Процесс начала работы я уже кратко описывал, теперь подробнее. Набиваемся в клеть — ржавый железный ящик, куда помещается до 20-ти голов чумазого рабочего скота. Стиснутые как шпроты в банке, опускаемся вниз. Я уже порвал сапоги и теперь вместе с другими выпрыгиваю из клети до полной остановки, пока не хлынула вода.
Спустившись, забираемся в узкие железные коробки. В козу помещается 18 человек — жопа к жопе, плечо к плечу — пошевелиться в такой тесной ситуации сложно, тем более достать сигареты. И все равно курят, травят байки, играют в карты. Все шахтеры играют в примитивную разновидность «козла». «Дурак» считается слишком сложной игрой — думать надо. («Козел» — самая интеллектуальная игра после перетягивания каната — шутят коллеги) Проигравшим рисуют мелом звездочки на плечах. К лаве многие приезжают капитанами и выше.
Лавки в козе жесткие, часто вообще отсутствуют. К концу поездки после всех толчков, рывков, забуриваний и переформирований состава задница немеет. Иногда уже рад идти пешком 4 километра по жидкой грязи. Во всех неприятностях дороги виноват, конечно же, машинист. Его хуесосят постоянно, он молчит, изредка огрызается. Часто коза бурится, и тогда уже матерится машинист, бегая вокруг нее и пытаясь поставить. Пассажиры с интересом следят за ним, делают едкие замечания. Безуспешно проебавшись полчаса, машинист взывает к нашей совести. Тогда мы вылазим и вручную ставим козу на рельсы.

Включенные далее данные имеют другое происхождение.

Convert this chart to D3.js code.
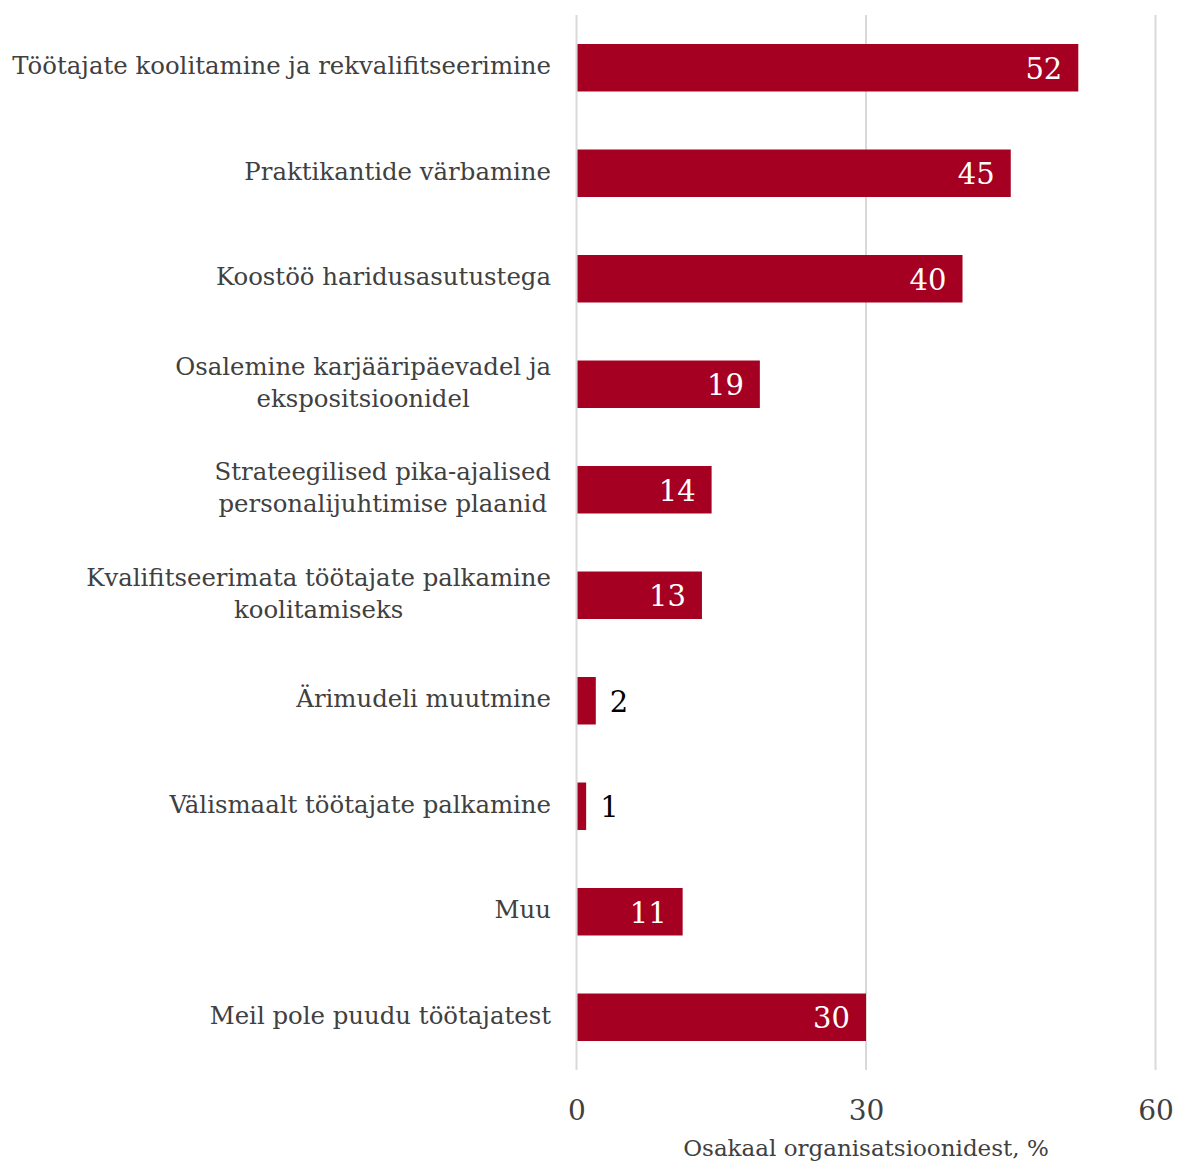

Приехав на рабочее место — седьмой уклон, все рассаживаются в нише и достают тормозки. У каждого свое место. У меня его еще нет, поэтому, пока они едят, я считаю груз и порожняк или курю. Наконец, ГРОЗы сваливают, и тогда я принимаюсь за свои убогие бутерброды.
Крысы снуют под ногами. Старые, опытные держатся в стороне, а беспредельный молодняк чуть ли не вырывает куски из рук. Не знаю, чем они здесь питаются. Жрут газеты из под тормозков, человечье дерьмо. Коллеги рассказывают — садишься погадить, а крысы визжат и дерутся у самой задницы.
Поев, покурив, полежав и снова покурив, я беру лопату и иду в уклон. Это мое рабочее место, тут я работаю. Работаю–работаю, пятнадцать минут, двадцать, потом бросаю лопату, произношу: «А ну его на ой!» и прыгаю на ленту.
Эту неделю мне пришлось таки поработать по–настоящему. Конвейер постоянно засыпало, мне вручали лопату, и я накачивал несколько вагонов товара. Зачем вообще какие–то комбайны? Десяток ГРП с лопатами запросто дадут дневную добычь лавы.